Sagebrush Wonderland

As I crested the hill on I-84, the little valley opened up before me. The dry, flat land was pockmarked by sagebrush and ringed by low mountains that looked blue on the horizon. Cattle grazed the prickly greens that edged the conquered fields of soybeans and sugar beets. And that fine Idaho wind left every tree leaning, branches forced in a salute to the east. My mother came here as a bride at 21, a California girl used to sand clutching her flat belly. They settled on a little farm where she learned how to irrigate, drive a tractor, and chase stray bulls from the garden on a Sunday afternoon in her heels. She birthed six babies through sixteen years on that dusty acreage west of town. All because one Saturday afternoon while watching a football game and drinking root beers, a dark-haired, earnest cowboy named Ralph held her hand and she never wanted him to let go.

Rewriting History

In one year four of my friends have sprouted new breasts. Not grown them like Chia plants that you water and nurse along in a terra cotta pot in your kitchen window, but actually had them implanted in a surgery that takes about two hours and costs four thousand dollars.

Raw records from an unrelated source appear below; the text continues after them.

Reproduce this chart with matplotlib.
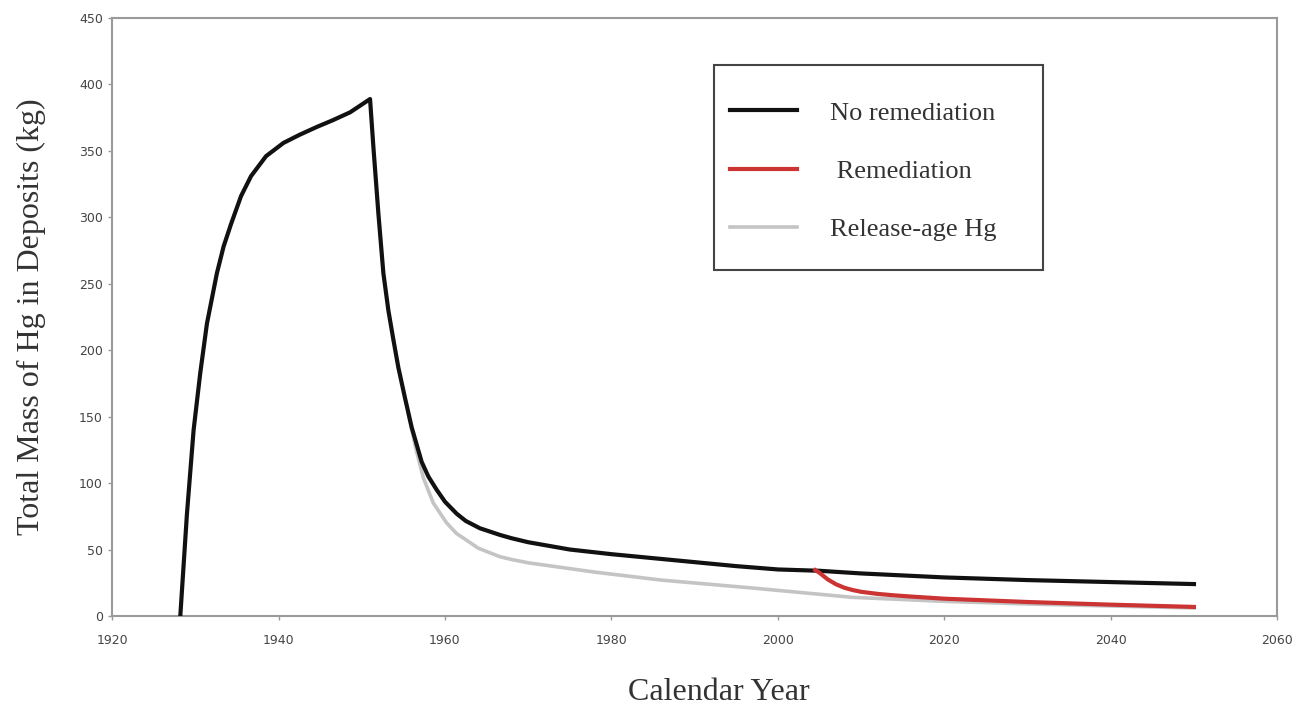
import matplotlib
matplotlib.use('Agg')
import matplotlib.pyplot as plt
from matplotlib.patches import Rectangle

# no remediation (black)
years_black = [1928.2, 1929.0, 1929.8, 1930.6, 1931.4, 1932.6, 1933.4, 1934.3, 1935.5, 1936.7,
               1938.5, 1940.6, 1942.5, 1944.6, 1946.5, 1948.6, 1951.0, 1951.4, 1952.0, 1952.6,
               1953.2, 1953.8, 1954.4, 1955.2, 1956.0, 1957.2, 1958.0, 1959.0, 1960.0, 1961.4,
               1962.5, 1964.2, 1966.6, 1968.0, 1970.0, 1975.0, 1980.0, 1985.0, 1990.0, 1995.0,
               2000.0, 2005.0, 2010.0, 2015.0, 2020.0, 2030.0, 2040.0, 2050.0]
mass_black = [0, 77, 140, 183, 220, 258, 278, 295, 316, 331,
              346, 356, 362, 368, 373, 379, 389, 353, 303, 258,
              230, 208, 187, 164, 142, 116, 105, 95, 86, 77,
              71.5, 66, 61, 58.5, 55.5, 50, 46.5, 43.5, 40.5, 37.5,
              35, 34, 32, 30.5, 29, 27, 25.5, 24]

# remediation (red)
years_red = [2004.5, 2005.0, 2006.0, 2007.0, 2008.0, 2009.0, 2010.0, 2012.0, 2014.0, 2016.0,
             2020.0, 2030.0, 2040.0, 2050.0]
mass_red = [34.5, 32.5, 27.5, 23.8, 21.2, 19.5, 18.2, 16.6, 15.5, 14.6,
            13, 10.5, 8.5, 6.8]

# release-age Hg (gray)
years_gray = [1955.6, 1956.5, 1957.4, 1958.6, 1960.2, 1961.4, 1962.6, 1964.0, 1966.6, 1968.0,
              1970.0, 1978.0, 1986.0, 1997.0, 2009.0, 2020.0, 2030.0, 2040.0, 2050.0]
mass_gray = [152, 126, 104, 85, 70, 62, 57, 51, 44.6, 42.5,
             40, 33, 27, 21, 14, 11, 9, 7.5, 6]

x_ticks = [1920, 1940, 1960, 1980, 2000, 2020, 2040, 2060]
y_ticks = [0, 50, 100, 150, 200, 250, 300, 350, 400, 450]

fig = plt.figure(figsize=(12.94, 7.08), dpi=100, facecolor='w')
ax = fig.add_axes([0.0866, 0.130, 0.9004, 0.8446])

ax.plot(years_gray, mass_gray, color='#c4c4c4', linewidth=2.6, label='Release-age Hg', zorder=2)
ax.plot(years_black, mass_black, color='#111111', linewidth=3.0, label='No remediation', zorder=3)
ax.plot(years_red, mass_red, color='#cc3333', linewidth=3.0, label=' Remediation', zorder=4)

ax.set_xlim(1920, 2060)
ax.set_ylim(0, 450)
ax.set_xticks(x_ticks)
ax.set_yticks(y_ticks)
ax.tick_params(labelsize=9, labelcolor='#444444', color='#999999', length=3, width=1)
ax.tick_params(axis='x', pad=10)
for sp in ax.spines.values():
    sp.set_color('#9a9a9a')
    sp.set_linewidth(1.5)

ax.set_xlabel('Calendar Year', family='Liberation Serif', fontsize=23, color='#333333')
ax.xaxis.label.set_va('center')
ax.xaxis.set_label_coords(0.521, -0.128)
ax.set_ylabel('Total Mass of Hg in Deposits (kg)', family='Liberation Serif', fontsize=23,
              color='#333333')
ax.yaxis.label.set_va('center')
ax.yaxis.set_label_coords(-0.0695, 0.5)

handles, labels = ax.get_legend_handles_labels()
order = [1, 2, 0]
leg = ax.legend([handles[i] for i in order], [labels[i] for i in order],
                loc='upper left', bbox_to_anchor=(0.5305, 0.861),
                prop={'family': 'Liberation Serif', 'size': 19},
                handlelength=2.54, handletextpad=1.25, labelspacing=1.32,
                borderpad=0, borderaxespad=0, frameon=False)
for t in leg.get_texts():
    t.set_color('#333333')
# legend box
ax.add_patch(Rectangle((0.5167, 0.5786), 0.2824, 0.3428, transform=ax.transAxes,
                       fill=False, edgecolor='#444444', linewidth=1.5, zorder=5))

fig.savefig('out.png', dpi=100)
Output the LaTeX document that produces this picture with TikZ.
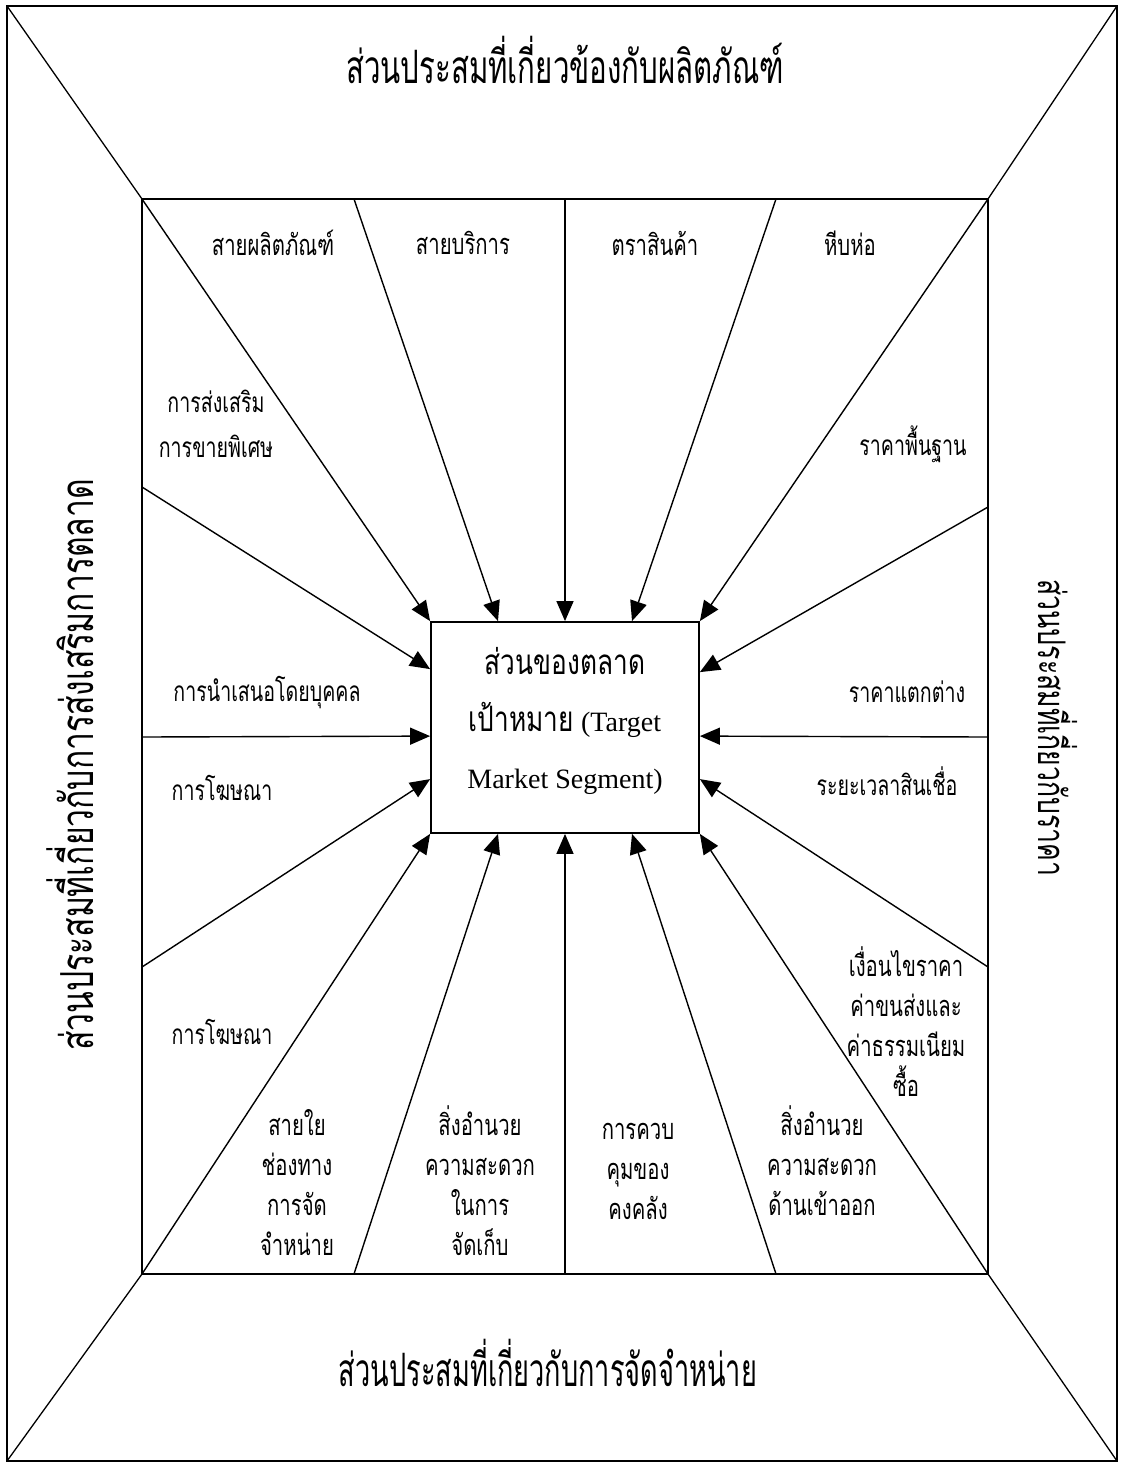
\documentclass[tikz,border=0pt]{standalone}
\usepackage{fontspec}
\setmainfont{Liberation Serif}
\newfontfamily\thaiC[Script=Thai,FakeStretch=0.64]{Loma}
\newfontfamily\thaiD[Script=Thai,FakeStretch=0.59]{Loma}
\newfontfamily\thaiN[Script=Thai,FakeStretch=0.7]{Loma}
\newfontfamily\thaiB[Script=Thai,FakeStretch=0.75]{Loma}
\usetikzlibrary{arrows.meta,calc}

\tikzset{
  frame/.style={line width=2pt},
  diag/.style={line width=1.3pt},
  arr/.style={line width=1.4pt,-{Triangle[length=20pt,width=17pt]}},
  ttl/.style={font=\thaiC\fontsize{46}{56}\selectfont,inner sep=0pt},
  lblc/.style={font=\thaiN\fontsize{29}{40}\selectfont,align=center,inner sep=0pt},
  lbln/.style={font=\thaiN\fontsize{28}{45}\selectfont,align=center,inner sep=0pt},
}

\begin{document}
\begin{tikzpicture}[x=1pt,y=-1pt]
\useasboundingbox (0,0) rectangle (1123,1465);

% frames
\coordinate (otl) at (7,6);
\coordinate (otr) at (1117,6);
\coordinate (obl) at (7,1461);
\coordinate (obr) at (1117,1461);
\coordinate (itl) at (142,199);
\coordinate (itr) at (988,199);
\coordinate (ibl) at (142,1274);
\coordinate (ibr) at (988,1274);
\draw[frame] (otl) rectangle (obr);
\draw[frame] (itl) rectangle (ibr);
\draw[diag] (otl) -- (itl) (otr) -- (itr) (obl) -- (ibl) (obr) -- (ibr);

% target market
\node[draw,line width=1.8pt,minimum width=268pt,minimum height=211pt] (seg) at (565,727.5) {};
\node[align=center,font=\fontsize{28}{57}\selectfont,inner sep=0pt] (segtxt) at ($(seg.center)+(0,-7)$)
  {{\thaiB\fontsize{35}{57}\selectfont ส่วนของตลาด}\\
   {\thaiB\fontsize{35}{57}\selectfont เป้าหมาย} (Target\\
   Market Segment)};

% start points on the inner frame
\coordinate (t2) at (354,199);
\coordinate (t3) at (565,199);
\coordinate (t4) at (776,199);
\coordinate (b2) at (354,1274);
\coordinate (b3) at (565,1274);
\coordinate (b4) at (776,1274);
\coordinate (l2) at (142,487);
\coordinate (l3) at (142,737);
\coordinate (l4) at (142,967);
\coordinate (r2) at (988,507);
\coordinate (r3) at (988,737);
\coordinate (r4) at (988,967);

% end points on the box
\coordinate (n2) at ($(seg.north)+(-67,0)$);
\coordinate (n4) at ($(seg.north)+(67,0)$);
\coordinate (s2) at ($(seg.south)+(-67,0)$);
\coordinate (s4) at ($(seg.south)+(67,0)$);
\coordinate (w2) at ($(seg.north west)+(0,48)$);
\coordinate (w3) at ($(seg.north west)+(0,115)$);
\coordinate (w4) at ($(seg.north west)+(0,158)$);
\coordinate (e2) at ($(seg.north east)+(0,51)$);
\coordinate (e3) at ($(seg.north east)+(0,115)$);
\coordinate (e4) at ($(seg.north east)+(0,158)$);

\foreach \a/\b in {itl/seg.north west,t2/n2,t3/seg.north,t4/n4,itr/seg.north east,
                   l2/w2,l3/w3,l4/w4,r2/e2,r3/e3,r4/e4,
                   ibl/seg.south west,b2/s2,b3/seg.south,b4/s4,ibr/seg.south east}
  \draw[arr] (\a) -- (\b);

% titles
\node[ttl] (tprod) at (565,60) {ส่วนประสมที่เกี่ยวข้องกับผลิตภัณฑ์};
\node[ttl,font=\thaiD\fontsize{46}{56}\selectfont] (tdist) at (548,1363) {ส่วนประสมที่เกี่ยวกับการจัดจำหน่าย};
\node[ttl,font=\thaiN\fontsize{45.5}{56}\selectfont,rotate=90] (tprom) at (70,765) {ส่วนประสมที่เกี่ยวกับการส่งเสริมการตลาด};
\node[ttl,font=\thaiN\fontsize{38}{56}\selectfont,rotate=-90] (tprice) at (1058,728) {ส่วนประสมที่เกี่ยวกับราคา};

% product
\node[lblc] (pline) at (273,243) {สายผลิตภัณฑ์};
\node[lblc] (sline) at (463,243) {สายบริการ};
\node[lblc] (brand) at (655,243) {ตราสินค้า};
\node[lblc] (pack) at (850,243) {หีบห่อ};

% promotion
\node[lbln] (salesp) at (216,424) {การส่งเสริม\\การขายพิเศษ};
\node[lbln] (pers) at (267,693) {การนำเสนอโดยบุคคล};
\node[lbln] (adv1) at (222,788) {การโฆษณา};
\node[lbln] (adv2) at (222,1032) {การโฆษณา};

% price
\node[lbln] (basep) at (913,444) {ราคาพื้นฐาน};
\node[lbln] (diffp) at (907,692) {ราคาแตกต่าง};
\node[lbln] (credit) at (887,781) {ระยะเวลาสินเชื่อ};
\node[lblc] (terms) at (906,1022) {เงื่อนไขราคา\\ค่าขนส่งและ\\ค่าธรรมเนียม\\ซื้อ};

% distribution
\node[lblc] (chan) at (297,1183) {สายใย\\ช่องทาง\\การจัด\\จำหน่าย};
\node[lblc] (store) at (480,1181) {สิ่งอำนวย\\ความสะดวก\\ในการ\\จัดเก็บ};
\node[lblc] (inv) at (638,1171) {การควบ\\คุมของ\\คงคลัง};
\node[lblc] (trans) at (822,1161) {สิ่งอำนวย\\ความสะดวก\\ด้านเข้าออก};
\end{tikzpicture}
\end{document}
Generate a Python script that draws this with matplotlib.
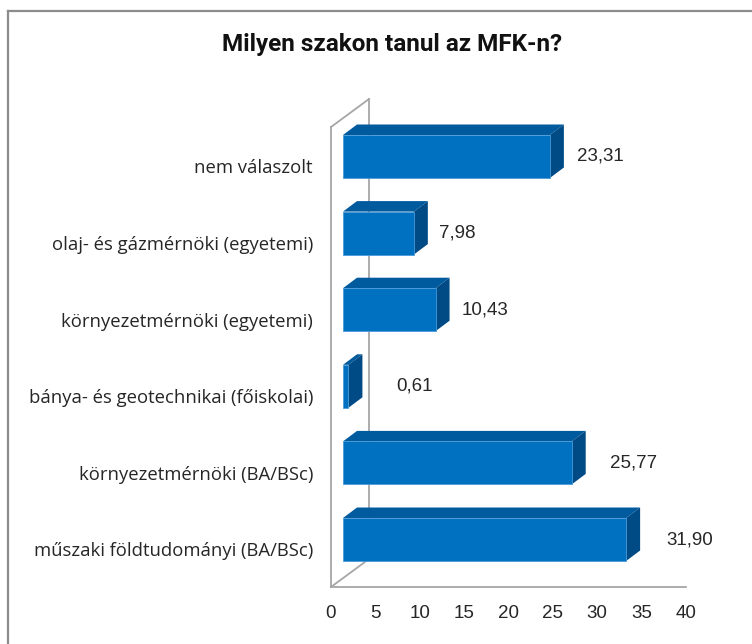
import numpy as np
import matplotlib
matplotlib.use("Agg")
import matplotlib.pyplot as plt
from matplotlib.patches import Polygon
from matplotlib.lines import Line2D

# bottom to top, as drawn
categories = ["műszaki földtudományi (BA/BSc)",
              "környezetmérnöki (BA/BSc)",
              "bánya- és geotechnikai (főiskolai)",
              "környezetmérnöki (egyetemi)",
              "olaj- és gázmérnöki (egyetemi)",
              "nem válaszolt"]
values = [31.90, 25.77, 0.61, 10.43, 7.98, 23.31]
xticks = [0, 5, 10, 15, 20, 25, 30, 35, 40]
title = "Milyen szakon tanul az MFK-n?"

# label gaps (px) after the bar end, as Excel left them
label_gap = [26, 24, 34, 12, 11, 13]

W, H = 752, 644
fig = plt.figure(figsize=(W/100, H/100), dpi=100)
ax = fig.add_axes([331/W, (H-587)/H, 355/W, 460/H])
ax.set_xlim(0, 40)
ax.set_ylim(-0.62, 5.385)
ax.set_facecolor("none")

# px -> data units
ux = 40/355
uy = (5.385+0.62)/460

grey = "#A6A6A6"
for s in ["top", "right"]:
    ax.spines[s].set_visible(False)
for s in ["left", "bottom"]:
    ax.spines[s].set_color(grey)
    ax.spines[s].set_linewidth(1.3)

# 3d wall edges
wdx, wdy = 38*ux, 28*uy
ylo, yhi = ax.get_ylim()
ax.plot([0, wdx], [yhi, yhi+wdy], color=grey, lw=1.3, clip_on=False, zorder=1)
ax.plot([wdx, wdx], [yhi+wdy, ylo+wdy], color=grey, lw=1.3, clip_on=False, zorder=1)
ax.plot([0, wdx], [ylo, ylo+wdy], color=grey, lw=1.3, clip_on=False, zorder=1)

front = "#0070C0"
topc = "#005A9E"
side = "#004A85"
x0 = 12*ux
hh = 21.5*uy
bdx, bdy = 14*ux, 10.5*uy
for i, v in enumerate(values):
    x1 = x0 + v
    ax.add_patch(Polygon([(x0, i+hh), (x1, i+hh), (x1+bdx, i+hh+bdy), (x0+bdx, i+hh+bdy)],
                         closed=True, fc=topc, ec="none", zorder=3, clip_on=False))
    ax.add_patch(Polygon([(x1, i-hh), (x1, i+hh), (x1+bdx, i+hh+bdy), (x1+bdx, i-hh+bdy)],
                         closed=True, fc=side, ec="none", zorder=3, clip_on=False))
    ax.add_patch(Polygon([(x0, i-hh), (x1, i-hh), (x1, i+hh), (x0, i+hh)],
                         closed=True, fc=front, ec="#4A9AD8", lw=0.6, zorder=4, clip_on=False))
    ax.annotate(f"{v:.2f}".replace(".", ","), (x1+bdx, i), xytext=(label_gap[i], 0),
                textcoords="offset pixels", ha="left", va="center",
                fontsize=13.5, family="Liberation Sans", color="#262626")

ax.set_xticks(xticks)
ax.set_xticklabels([str(t) for t in xticks], family="Liberation Sans", fontsize=13.5, color="#262626")
ax.tick_params(axis="x", length=0, pad=13)
ax.set_yticks(np.arange(len(categories)) - 0.13)
ax.set_yticklabels(categories, family="Open Sans", fontsize=13.3, color="#262626")
ax.tick_params(axis="y", length=0, pad=13)

fig.text(392/W, 1-45/H, title, ha="center", va="center",
         fontsize=17.5, fontweight="bold", family="Roboto", color="#111111")

# chart frame (clipped at right and bottom)
fig.add_artist(Line2D([8/W, 8/W], [0, 1-11/H], color="#8C8C8C", lw=1.6))
fig.add_artist(Line2D([8/W, 1], [1-11/H, 1-11/H], color="#8C8C8C", lw=1.6))

fig.savefig("out.png", dpi=100)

It was like they caught the flu bug and passed it around, only this was a very expensive illness and it came with general anesthesia.

Shelly was the first to break the silence by openly admitting her wish and squirreling away the money to pay for it. She showed the others her new results two days after surgery.

Jill did it next, indecisive to the day of surgery and scared out of her wits. Her mother thinks it’s the ultimate display of vanity, which is the great sin in her book. Jill will never tell.

Lynn I actually picked up from the clinic and helped her climb woozily into my car. I spent the next two days cleaning her house and playing with her kids and stopped her twice from dropping to the floor in a dead faint when she too cheerily asserted she could get to the bathroom by herself.

But Jan, who had twenty years on the rest of us, was the last. Not to get the surgery but to tell of it. She’d actually done it years before, after birthing her seventh child, when she moved to a different state. And she told no one except her husband for nearly two decades. Which which made her revelation all the more explosive to the rest of us, who looked at her as a mother at times. Fear of others’ judgments can strap anyone with a mighty muzzle.

Pull the Plug

He taught me quiet stealth on a green-grass evening as we followed the brown, itchy clapboards on the back of the house towards the garden and our mother. At ages four and six, “Indians” was our favorite game. “We’re on the attack,” he told me. “Shhhh!” We crept noiselessly to the rock that would be our last cover before exposure to the road at the front of the house. I kept a sharp eye out for Fluffy our black cat who, ill-tempered and gouty, would use our legs as a substitute for her favorite scratching post. My brother pushed our expedition along soundlessly, scouting the terrain ahead. We reached the rock, squatting behind its relative safety as he scoped out the situation. It was several feet of open driveway to the fence line of the garden and, my best guess now is, it was a gap he just wasn’t ready to fill. He turned to me and without announcement pushed me into full view in the center of the driveway saying, “You’re younger; you ask Mom.” Startled I stood paralyzed waiting for a car to pass and reveal my shame. For out of the bathtub we had come to find our mother to get us a towel, and my brother hung back, naked, like the first man of the Bible he was named for—Adam.